Directory Information

The new regulations contain minor modifications to the existing definition of “directory information” and the requirements relating to directory information. Under FERPA, “directory information” is defined as “information contained in an education record of a student that would not generally be considered harmful or an invasion of privacy if disclosed.” 34 C.F.R. §99.3. The revised regulations expand the definition of directory information by explicitly allowing school districts to designate student identification numbers as directory information for the limited purposes of displaying a student identification card or student badge. The identification number, however, may not be the only identifier used when obtaining access to educational records or data. Significantly, the new regulations clarify that parents and/or eligible students may not use the right to opt out of directory information disclosures to prohibit schools from requiring students to wear or display an identification card or badge. School officials are reminded, however, that parents and eligible students must be properly notified of the designation of any information as directory information. Family Educational Rights and Privacy Act, 76 Fed. Reg. 75642; 34 C.F.R. §99.37.

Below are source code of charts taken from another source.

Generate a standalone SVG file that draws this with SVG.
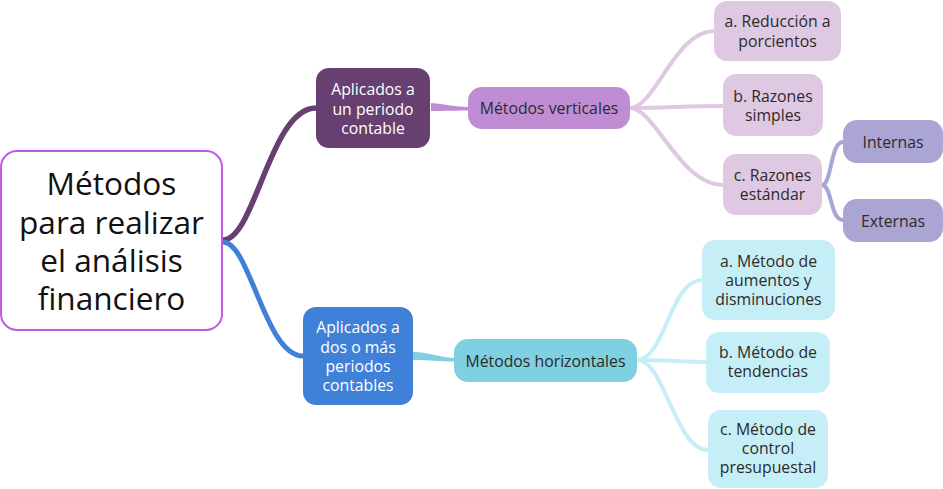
<svg xmlns="http://www.w3.org/2000/svg" width="943" height="489" viewBox="0 0 943 489">
<style>
text{font-family:"Open Sans","Noto Sans","Liberation Sans",sans-serif;font-size:15.8px;fill:#2b2b2b;text-anchor:middle}
.w{fill:#fff}
.root{font-size:31.6px;fill:#111}
.c{fill:none;stroke-linecap:round}
</style>
<rect width="943" height="489" fill="#fff"/>
<g id="connectors">
<path class="c" d="M223,240 C255,240 270,108 316,108" stroke="#673f70" stroke-width="5.5"/>
<path class="c" d="M223,242 C250,242 265,356 303,356" stroke="#3f81d8" stroke-width="5"/>
<path d="M431,103 C445,104 455,107 470,107 L470,110.5 C455,110.5 445,111 431,111 Z" fill="#c08dd5"/>
<path d="M413,352 C430,352 440,358 455,358 L455,361.5 C440,361.5 430,360 413,360 Z" fill="#7fd0e0"/>
<g stroke="#dfc8e2" class="c" stroke-width="4">
<path d="M630,108 C655,108 675,31 714,31"/>
<path d="M630,108 C660,108 690,106 723,106"/>
<path d="M630,108 C655,108 680,185 723,185"/>
</g>
<g stroke="#aba5d3" class="c" stroke-width="4">
<path d="M822,185 C832,185 830,142 843,142"/>
<path d="M822,185 C832,185 830,220 843,220"/>
</g>
<g stroke="#c6eef6" class="c" stroke-width="4">
<path d="M637,360 C665,360 670,280 702,280"/>
<path d="M637,360 C665,360 685,362 706,362"/>
<path d="M637,360 C665,360 675,450 708,450"/>
</g>
</g>
<g id="root">
<rect x="1" y="151" width="221" height="179" rx="16" fill="#fff" stroke="#bf5be6" stroke-width="2"/>
<text class="root" x="111.5" y="195">Métodos</text>
<text class="root" x="111.5" y="234">para realizar</text>
<text class="root" x="111.5" y="272">el análisis</text>
<text class="root" x="111.5" y="310">financiero</text>
</g>
<g id="n-aplicados-un">
<rect x="316" y="68" width="114" height="80" rx="13" fill="#673f70"/>
<text class="w" x="373" y="95">Aplicados a</text>
<text class="w" x="373" y="114.5">un periodo</text>
<text class="w" x="373" y="134">contable</text>
</g>
<g id="n-aplicados-dos">
<rect x="303" y="307" width="110" height="98" rx="13" fill="#3f81d8"/>
<text class="w" x="358" y="333">Aplicados a</text>
<text class="w" x="358" y="352.5">dos o más</text>
<text class="w" x="358" y="372">periodos</text>
<text class="w" x="358" y="391">contables</text>
</g>
<g id="n-verticales">
<rect x="468" y="87" width="162" height="42" rx="14" fill="#c08dd5"/>
<text x="549" y="114">Métodos verticales</text>
</g>
<g id="n-va">
<rect x="714" y="1" width="127" height="60" rx="13" fill="#dfc8e2"/>
<text x="777.5" y="27">a. Reducción a</text>
<text x="777.5" y="47">porcientos</text>
</g>
<g id="n-vb">
<rect x="723" y="74" width="100" height="62" rx="13" fill="#dfc8e2"/>
<text x="773" y="102">b. Razones</text>
<text x="773" y="121">simples</text>
</g>
<g id="n-vc">
<rect x="723" y="154" width="99" height="61" rx="13" fill="#dfc8e2"/>
<text x="772.5" y="181">c. Razones</text>
<text x="772.5" y="200">estándar</text>
</g>
<g id="n-internas">
<rect x="843" y="120" width="100" height="43" rx="14" fill="#aba5d3"/>
<text x="893" y="148">Internas</text>
</g>
<g id="n-externas">
<rect x="843" y="199" width="100" height="43" rx="14" fill="#aba5d3"/>
<text x="893" y="227">Externas</text>
</g>
<g id="n-horizontales">
<rect x="454" y="339" width="183" height="43" rx="14" fill="#7fd0e0"/>
<text x="545.5" y="367">Métodos horizontales</text>
</g>
<g id="n-ha">
<rect x="702" y="240" width="133" height="80" rx="13" fill="#c6eef6"/>
<text x="768.5" y="267">a. Método de</text>
<text x="768.5" y="286">aumentos y</text>
<text x="768.5" y="305">disminuciones</text>
</g>
<g id="n-hb">
<rect x="706" y="332" width="124" height="61" rx="13" fill="#c6eef6"/>
<text x="768" y="358">b. Método de</text>
<text x="768" y="377">tendencias</text>
</g>
<g id="n-hc">
<rect x="708" y="410" width="120" height="78" rx="13" fill="#c6eef6"/>
<text x="768" y="435">c. Método de</text>
<text x="768" y="454">control</text>
<text x="768" y="473">presupuestal</text>
</g>
</svg>
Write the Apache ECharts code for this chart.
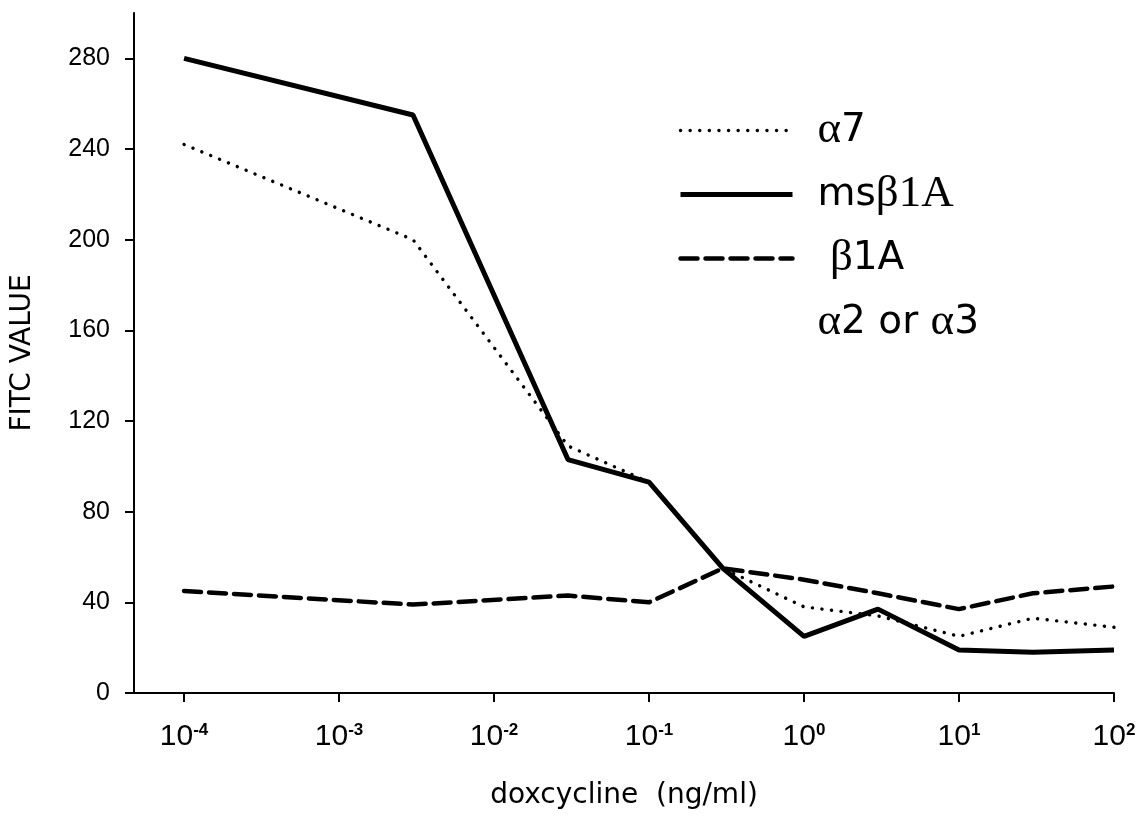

On a related note, the new regulations provide school districts with the option to adopt a limited directory information policy. Such a policy may allow for the disclosure of directory information to specific parties, for specified reasons, or for both. Parents and/or eligible students must receive public notice of this limited policy. The purpose behind this amendment was to clarify any uncertainty of the interplay between FERPA and state sunshine laws, known in Connecticut as the Freedom of Information Act (“FOIA”), and when and with whom basic student information could and should be disclosed.

Enforcement Provisions

Finally, the new regulations further strengthen the enforcement provisions set forth in FERPA. Specifically, the Department clarifies that the compliance and enforcement procedures set forth in FERPA apply not only to educational agencies and institutions, but also to other entities that are recipients of Department funds, despite having no students in attendance, (i.e., non-profits, state educational agencies, student loan lenders, etc.). The amended regulations hold such entities more accountable for FERPA violations, including the misuse and abuse of confidential student information. Family Educational Rights and Privacy Act, 76 Fed. Reg. 75638.

In response to these recent changes to FERPA, we recommend that school districts and other educational institutions review the new regulations in conjunction with their existing student records policies to ensure that school policies and practices reflect updated requirements for maintaining and disclosing student information.